Improve campaign disclosure before next big election

Six billion dollars.

 

That’s how much money campaigns and their supporters are expected to spend on the 2012 elections, according to the latest estimate by the Center for Responsive Politics.

It’s a huge and stunning amount that’s only likely to increase in future elections. So voters at least deserve to know where all the big money is coming from.

The U.S. Supreme Court has ruled that money is essentially speech that must be allowed. But the same court has encouraged Congress to require more disclosure of the donors who are doing the speaking.

Money that goes directly to the candidates is already tracked. But money spent by outside groups that mostly attack political opponents is harder to identify. This includes groups such as Americans for Prosperity on the right and the Greater Wisconsin Committee on the left.

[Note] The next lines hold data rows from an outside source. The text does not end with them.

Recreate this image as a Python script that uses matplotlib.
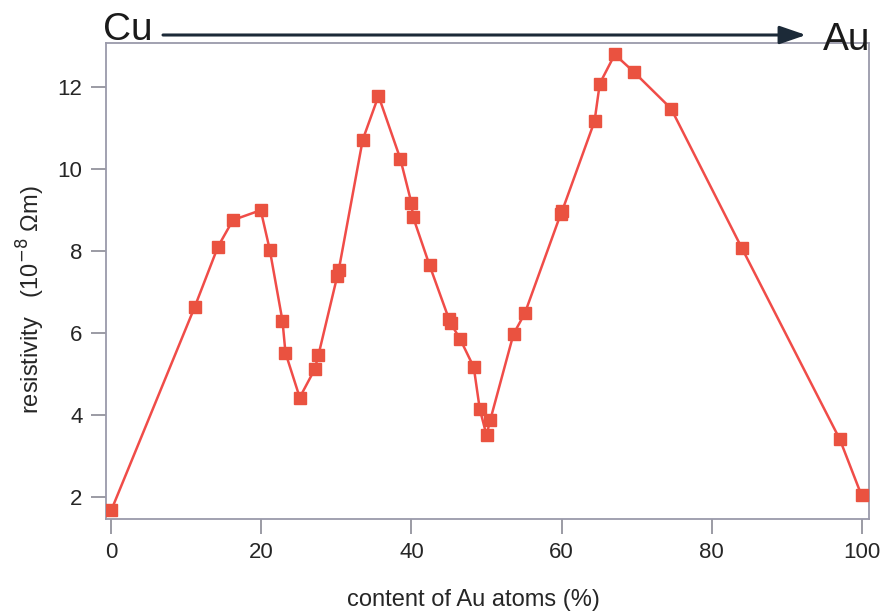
import matplotlib
matplotlib.use("Agg")
import matplotlib.pyplot as plt

plt.rcParams['font.family'] = ['Liberation Sans', 'DejaVu Sans']

# content of Au atoms (%) and resistivity (10^-8 Ohm m)
au_content = [0.0, 11.1, 14.2, 16.2, 19.9, 21.1, 22.8, 23.2, 25.1, 27.1, 27.6,
              30.1, 30.3, 33.5, 35.6, 38.5, 40.0, 40.2, 42.4, 45.0, 45.2, 46.5,
              48.3, 49.1, 50.0, 50.5, 53.6, 55.1, 59.9, 60.1, 64.4, 65.1, 67.1,
              69.6, 74.6, 84.0, 97.1, 100.0]
resistivity = [1.68, 6.63, 8.10, 8.75, 8.99, 8.03, 6.29, 5.51, 4.42, 5.11, 5.46,
               7.38, 7.53, 10.71, 11.78, 10.25, 9.16, 8.83, 7.65, 6.33, 6.24, 5.84,
               5.16, 4.14, 3.50, 3.87, 5.97, 6.47, 8.90, 8.98, 11.16, 12.08, 12.79,
               12.37, 11.47, 8.08, 3.40, 2.03]

x_ticks = [0, 20, 40, 60, 80, 100]
y_ticks = [2, 4, 6, 8, 10, 12]

fig = plt.figure(figsize=(8.85, 6.14), dpi=100)
ax = fig.add_axes([0.120, 0.155, 0.862, 0.775])

ax.plot(au_content, resistivity, color='#f04c48', lw=1.8, marker='s',
        markersize=8.5, markerfacecolor='#ea5240', markeredgecolor='#ea5240',
        zorder=3)

ax.set_xlim(-0.7, 101.0)
ax.set_ylim(1.46, 13.07)
ax.set_xticks(x_ticks)
ax.set_yticks(y_ticks)
ax.set_xticklabels([str(t) for t in x_ticks])
ax.set_yticklabels([str(t) for t in y_ticks])

for s in ax.spines.values():
    s.set_color('#9a9aaa')
    s.set_linewidth(1.3)

ax.tick_params(axis='both', direction='out', length=11, width=1.2,
               color='#8a8a95', labelsize=16, labelcolor='#262626')
ax.tick_params(axis='x', pad=6)
ax.tick_params(axis='y', pad=6)

ax.set_xlabel('content of Au atoms (%)', fontsize=17, color='#262626')
ax.set_ylabel('resistivity   (10$^{-8}$ Ωm)', fontsize=17, color='#262626')
ax.xaxis.set_label_coords(0.481, -0.147)
ax.yaxis.set_label_coords(-0.078, 0.46)

# Cu -> Au arrow above the plot
fig.text(103 / 885, 1 - 40 / 614, 'Cu', fontsize=28, color='#1a1a1a',
         ha='left', va='baseline')
fig.text(823 / 885, 1 - 50 / 614, 'Au', fontsize=28, color='#1a1a1a',
         ha='left', va='baseline')
ax.annotate('', xy=(806 / 885, 1 - 35 / 614), xytext=(163 / 885, 1 - 35 / 614),
            xycoords='figure fraction', textcoords='figure fraction',
            arrowprops=dict(arrowstyle='-|>,head_length=1.6,head_width=0.55',
                            color='#1c2a38', lw=2.2, shrinkA=0, shrinkB=0))

fig.savefig('out.png', dpi=100)
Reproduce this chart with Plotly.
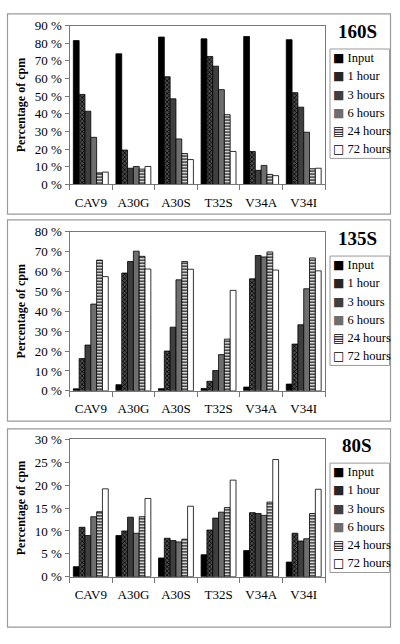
import plotly.graph_objects as go

categories = ["CAV9", "A30G", "A30S", "T32S", "V34A", "V34I"]
series_names = ["Input", "1 hour", "3 hours", "6 hours", "24 hours", "72 hours"]

# 160S panel (percentage of cpm), one list per series across categories
s160_input = [81.5, 74.0, 83.5, 82.5, 83.8, 82.0]
s160_1h = [51.0, 19.5, 61.0, 72.5, 18.7, 52.0]
s160_3h = [41.5, 9.2, 48.5, 67.0, 8.0, 43.8]
s160_6h = [26.7, 10.2, 25.8, 53.7, 10.8, 29.6]
s160_24h = [6.6, 8.7, 17.5, 39.5, 5.7, 8.9]
s160_72h = [7.0, 10.2, 14.1, 18.7, 5.0, 9.2]

# 135S panel
s135_input = [1.0, 3.1, 1.1, 1.2, 1.9, 3.4]
s135_1h = [16.2, 59.2, 20.0, 4.8, 56.3, 23.5]
s135_3h = [23.0, 65.0, 32.0, 10.2, 68.0, 33.2]
s135_6h = [43.6, 70.2, 55.8, 18.2, 67.3, 51.3]
s135_24h = [65.7, 67.6, 65.0, 26.0, 69.8, 66.8]
s135_72h = [57.4, 61.2, 61.1, 50.5, 60.7, 60.3]

# 80S panel
s80_input = [2.2, 9.0, 4.1, 4.8, 5.7, 3.2]
s80_1h = [10.8, 10.0, 8.4, 10.2, 14.0, 9.5]
s80_3h = [9.0, 13.0, 7.9, 12.8, 13.8, 7.8]
s80_6h = [13.1, 9.5, 7.6, 14.1, 13.4, 8.3]
s80_24h = [14.2, 13.1, 8.2, 15.1, 16.3, 13.8]
s80_72h = [19.2, 17.1, 15.4, 21.1, 25.6, 19.1]

panels = [
    ("160S", [s160_input, s160_1h, s160_3h, s160_6h, s160_24h, s160_72h], 90, 10),
    ("135S", [s135_input, s135_1h, s135_3h, s135_6h, s135_24h, s135_72h], 80, 10),
    ("80S", [s80_input, s80_1h, s80_3h, s80_6h, s80_24h, s80_72h], 30, 5),
]

W, H = 400, 644
FONT = "Liberation Serif"

def px(x):
    return x / W

def py(y):
    return 1 - y / H

styles = [
    dict(color="#000000", pattern=dict(shape="")),
    dict(color="#3a3a3a", pattern=dict(shape="x", bgcolor="#4a4a4a", fgcolor="#000000", size=3, solidity=0.45, fillmode="replace")),
    dict(color="#3f3f3f", pattern=dict(shape="")),
    dict(color="#6e6e6e", pattern=dict(shape="")),
    dict(color="#ffffff", pattern=dict(shape="-", bgcolor="#ffffff", fgcolor="#000000", size=3, solidity=0.45, fillmode="replace")),
    dict(color="#ffffff", pattern=dict(shape="")),
]
# legend swatch glyphs (text) and their colours
swatch_glyphs = ["■", "■", "■", "■", "▤", "□"]
swatch_colors = ["#000000", "#262626", "#3f3f3f", "#6e6e6e", "#000000", "#000000"]

# plot-area geometry in pixels: (top, bottom)
plot_rows = [(19, 181.7), (230, 393), (442.7, 583.3)]
outer_boxes = [(7, 212), (218, 424), (432, 635)]
legend_boxes = [(43, 155), (255, 367), (467, 579)]
title_ys = [25, 237, 449]
x_left, x_right = 69.5, 325

fig = go.Figure()
layout = dict(
    width=W, height=H, margin=dict(l=0, r=0, t=0, b=0),
    paper_bgcolor="white", plot_bgcolor="white",
    barmode="group", bargap=0.18, bargroupgap=0,
    font=dict(family=FONT, size=13, color="#000"),
    shapes=[], annotations=[], showlegend=False,
)

for i, (title, data, ymax, dtick) in enumerate(panels):
    suf = "" if i == 0 else str(i + 1)
    for j, name in enumerate(series_names):
        st = styles[j]
        fig.add_trace(go.Bar(
            x=categories, y=data[j], name=name,
            xaxis="x" + suf, yaxis="y" + suf,
            marker=dict(color=st["color"], pattern=st["pattern"],
                        line=dict(color="#000", width=0.8)),
        ))
    top, bot = plot_rows[i]
    layout["xaxis" + suf] = dict(
        domain=[px(x_left), px(x_right)], anchor="y" + suf,
        showline=True, linecolor="#777", linewidth=1, mirror=True,
        ticks="outside", tickson="boundaries", ticklen=5, tickcolor="#777",
        showgrid=False, tickfont=dict(family=FONT, size=13),
        tickangle=0, ticklabelstandoff=6,
    )
    layout["yaxis" + suf] = dict(
        domain=[py(bot), py(top)], anchor="x" + suf,
        range=[0, ymax], dtick=dtick, ticksuffix=" %",
        showline=True, linecolor="#777", linewidth=1, mirror=True,
        ticks="outside", ticklen=4, tickcolor="#777",
        showgrid=False, zeroline=False,
        tickfont=dict(family=FONT, size=13),
        title=dict(text="<b>Percentage of cpm</b>", font=dict(family=FONT, size=12), standoff=6),
    )
    o_top, o_bot = outer_boxes[i]
    layout["shapes"].append(dict(
        type="rect", xref="paper", yref="paper",
        x0=px(7.5), x1=px(390.5), y0=py(o_bot), y1=py(o_top),
        line=dict(color="#9a9a9a", width=1.2), layer="below",
    ))
    l_top, l_bot = legend_boxes[i]
    layout["shapes"].append(dict(
        type="rect", xref="paper", yref="paper",
        x0=px(330), x1=px(389.5), y0=py(l_bot), y1=py(l_top),
        line=dict(color="#9a9a9a", width=1), fillcolor="white", layer="below",
    ))
    step = (l_bot - l_top) / 6.0
    for j, name in enumerate(series_names):
        yc = l_top + step * (j + 0.5)
        layout["annotations"].append(dict(
            text='<span style="font-family:DejaVu Sans;font-size:12px;color:%s">%s</span>%s'
                 % (swatch_colors[j], swatch_glyphs[j], " " + name),
            xref="paper", yref="paper", x=px(330.5), y=py(yc),
            xanchor="left", yanchor="middle", showarrow=False,
            font=dict(family=FONT, size=12.5, color="#000"),
        ))
    layout["annotations"].append(dict(
        text="<b>%s</b>" % title, xref="paper", yref="paper",
        x=px(357), y=py(title_ys[i]), xanchor="center", yanchor="middle",
        showarrow=False, font=dict(family=FONT, size=19, color="#000"),
    ))

fig.update_layout(**layout)
fig.write_html("out.html", config={"displayModeBar": False},
               post_script="document.body.style.margin='0px';")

Congress should require these shadowy organizations to disclose all of their donors who give $10,000 or more. That won’t take the money out of politics. But it will give citizens more information about who is trying to influence their votes. And it will hold accountable more of these groups for what often are terribly misleading if not flat-out wrong claims and accusations.

The race for president, of course, is the biggest-spending affair, accounting for about $2.6 billion of the projected $6 billion for federal campaigns this cycle, according to the CRP. ...

Bills requiring more transparency (60 days before elections) at the federal and state levels enjoy bipartisan support.

Let’s get this done in time for the next big splurge.